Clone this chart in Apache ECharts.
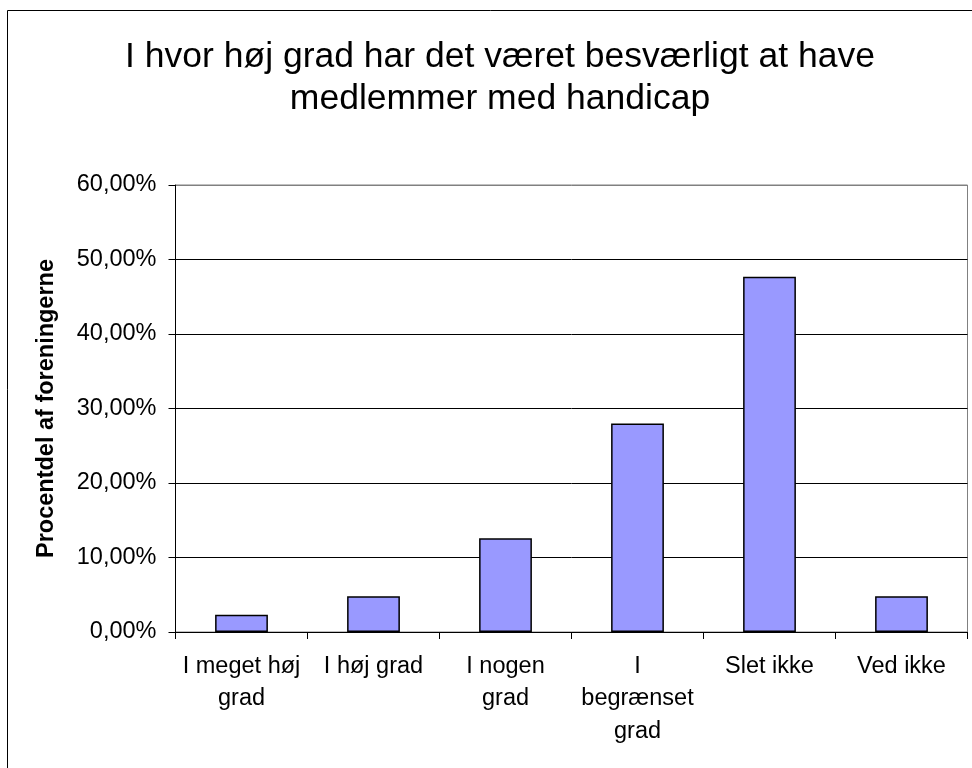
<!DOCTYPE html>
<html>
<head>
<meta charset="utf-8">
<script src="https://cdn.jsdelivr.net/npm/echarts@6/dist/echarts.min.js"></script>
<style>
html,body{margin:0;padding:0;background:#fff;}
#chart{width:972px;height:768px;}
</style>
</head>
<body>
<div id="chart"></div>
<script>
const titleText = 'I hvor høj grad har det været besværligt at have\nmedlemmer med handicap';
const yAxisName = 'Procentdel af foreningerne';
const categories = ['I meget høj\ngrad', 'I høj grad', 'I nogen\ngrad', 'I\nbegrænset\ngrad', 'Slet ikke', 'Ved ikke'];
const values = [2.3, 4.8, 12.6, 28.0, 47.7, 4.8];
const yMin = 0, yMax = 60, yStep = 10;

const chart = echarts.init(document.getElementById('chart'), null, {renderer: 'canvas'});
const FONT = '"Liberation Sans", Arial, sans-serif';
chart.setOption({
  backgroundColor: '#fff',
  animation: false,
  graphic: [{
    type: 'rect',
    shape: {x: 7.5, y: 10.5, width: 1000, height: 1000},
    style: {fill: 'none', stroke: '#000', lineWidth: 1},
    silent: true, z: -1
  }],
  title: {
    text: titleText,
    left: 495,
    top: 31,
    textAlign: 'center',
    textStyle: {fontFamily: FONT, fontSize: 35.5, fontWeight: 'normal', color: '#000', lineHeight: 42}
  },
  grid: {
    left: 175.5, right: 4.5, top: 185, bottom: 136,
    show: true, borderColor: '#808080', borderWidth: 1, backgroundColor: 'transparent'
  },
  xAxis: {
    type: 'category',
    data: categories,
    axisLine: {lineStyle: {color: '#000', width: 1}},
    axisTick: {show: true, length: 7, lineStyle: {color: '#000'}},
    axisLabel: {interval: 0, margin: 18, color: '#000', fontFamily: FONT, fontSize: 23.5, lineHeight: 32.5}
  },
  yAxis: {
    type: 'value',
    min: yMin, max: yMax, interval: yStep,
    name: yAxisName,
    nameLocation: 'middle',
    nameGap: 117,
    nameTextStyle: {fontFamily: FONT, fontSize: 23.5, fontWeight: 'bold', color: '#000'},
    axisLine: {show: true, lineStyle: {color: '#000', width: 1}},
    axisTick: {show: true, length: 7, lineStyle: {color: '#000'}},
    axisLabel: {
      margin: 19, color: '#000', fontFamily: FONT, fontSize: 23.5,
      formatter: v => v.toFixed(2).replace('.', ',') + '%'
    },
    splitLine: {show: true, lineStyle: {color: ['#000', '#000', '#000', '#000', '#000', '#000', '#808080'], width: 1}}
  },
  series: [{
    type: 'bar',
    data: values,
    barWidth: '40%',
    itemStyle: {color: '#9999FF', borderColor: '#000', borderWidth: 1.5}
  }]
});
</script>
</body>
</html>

++++++++++

→ **Set problem**: Take the listing above and restate it word for word, without its pictures.

→ **Written answer**:
Clone this chart in Apache ECharts.
<!DOCTYPE html>
<html>
<head>
<meta charset="utf-8">
<script src="https://cdn.jsdelivr.net/npm/echarts@6/dist/echarts.min.js"></script>
<style>
html,body{margin:0;padding:0;background:#fff;}
#chart{width:972px;height:768px;}
</style>
</head>
<body>
<div id="chart"></div>
<script>
const titleText = 'I hvor høj grad har det været besværligt at have\nmedlemmer med handicap';
const yAxisName = 'Procentdel af foreningerne';
const categories = ['I meget høj\ngrad', 'I høj grad', 'I nogen\ngrad', 'I\nbegrænset\ngrad', 'Slet ikke', 'Ved ikke'];
const values = [2.3, 4.8, 12.6, 28.0, 47.7, 4.8];
const yMin = 0, yMax = 60, yStep = 10;

const chart = echarts.init(document.getElementById('chart'), null, {renderer: 'canvas'});
const FONT = '"Liberation Sans", Arial, sans-serif';
chart.setOption({
  backgroundColor: '#fff',
  animation: false,
  graphic: [{
    type: 'rect',
    shape: {x: 7.5, y: 10.5, width: 1000, height: 1000},
    style: {fill: 'none', stroke: '#000', lineWidth: 1},
    silent: true, z: -1
  }],
  title: {
    text: titleText,
    left: 495,
    top: 31,
    textAlign: 'center',
    textStyle: {fontFamily: FONT, fontSize: 35.5, fontWeight: 'normal', color: '#000', lineHeight: 42}
  },
  grid: {
    left: 175.5, right: 4.5, top: 185, bottom: 136,
    show: true, borderColor: '#808080', borderWidth: 1, backgroundColor: 'transparent'
  },
  xAxis: {
    type: 'category',
    data: categories,
    axisLine: {lineStyle: {color: '#000', width: 1}},
    axisTick: {show: true, length: 7, lineStyle: {color: '#000'}},
    axisLabel: {interval: 0, margin: 18, color: '#000', fontFamily: FONT, fontSize: 23.5, lineHeight: 32.5}
  },
  yAxis: {
    type: 'value',
    min: yMin, max: yMax, interval: yStep,
    name: yAxisName,
    nameLocation: 'middle',
    nameGap: 117,
    nameTextStyle: {fontFamily: FONT, fontSize: 23.5, fontWeight: 'bold', color: '#000'},
    axisLine: {show: true, lineStyle: {color: '#000', width: 1}},
    axisTick: {show: true, length: 7, lineStyle: {color: '#000'}},
    axisLabel: {
      margin: 19, color: '#000', fontFamily: FONT, fontSize: 23.5,
      formatter: v => v.toFixed(2).replace('.', ',') + '%'
    },
    splitLine: {show: true, lineStyle: {color: ['#000', '#000', '#000', '#000', '#000', '#000', '#808080'], width: 1}}
  },
  series: [{
    type: 'bar',
    data: values,
    barWidth: '40%',
    itemStyle: {color: '#9999FF', borderColor: '#000', borderWidth: 1.5}
  }]
});
</script>
</body>
</html>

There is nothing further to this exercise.